The longer she considered this while soul-searching in late 2003, the more sense it made.

Wheelock College trustees agreed. They hired her in July 2004 to lead the small, Boston private school specializing in teacher education, social work and child life programs.

“I was fortunate the timing worked out well, because I was prepared to interview for presidencies for much longer,” Jenkins-Scott says.

She is among a growing number of college presidents who aren’t professional scholars. Some have excelled in nonacademic spheres of higher education, such as law or finance. Others, like Jenkins-Scott, entered their presidencies as outsiders.

As the task of running universities becomes increasingly multifaceted, more governing boards are hiring presidents whose career achievements occurred outside of classrooms, labs and think tanks, experts say. Today’s presidents must manage multimillion dollar operations while juggling duties as varied as fundraising, legislative relations and community outreach.
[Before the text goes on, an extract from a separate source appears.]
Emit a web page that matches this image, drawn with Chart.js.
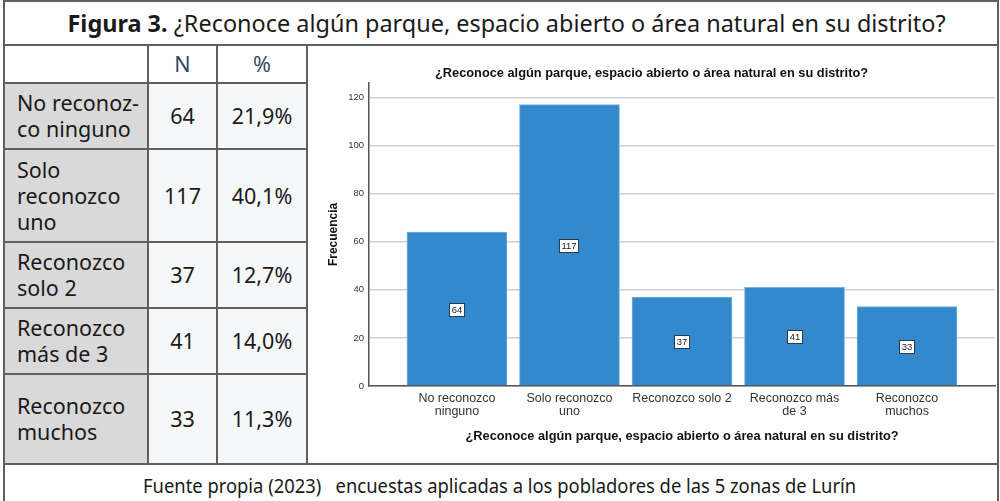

In 2006, for instance, 17 percent of presidents polled said they came to their positions from outside higher education, according to a study by the American Council on Education and the College and University Professional Association for Human Resources. Another 23 percent previously worked as nonacademic officers in higher education.

“There’s definitely growing interest in the hiring of nontraditional presidents,” says Dr. Judith McLaughlin, a senior lecturer at Harvard University’s Graduate School of Education. “Universities hiring nontraditional presidents are looking for someone who will take the institution beyond its immediate context.”

McLaughlin and other experts agree the overwhelming majority of searches for new presidents in recent years includes at least one nonacademic candidate. And governing boards are seeking nontraditional candidates for their skills, which are often honed while leading other organizations or improving an aspect of academia other than research and teaching. A key reason nonscholars aren’t getting hired at an even higher rate, McLaughlin and others say, is because of faculty pressure on the governing boards. Faculty typically fear a nontraditional president will quash their academic freedoms, tenure and shared governance of the institution.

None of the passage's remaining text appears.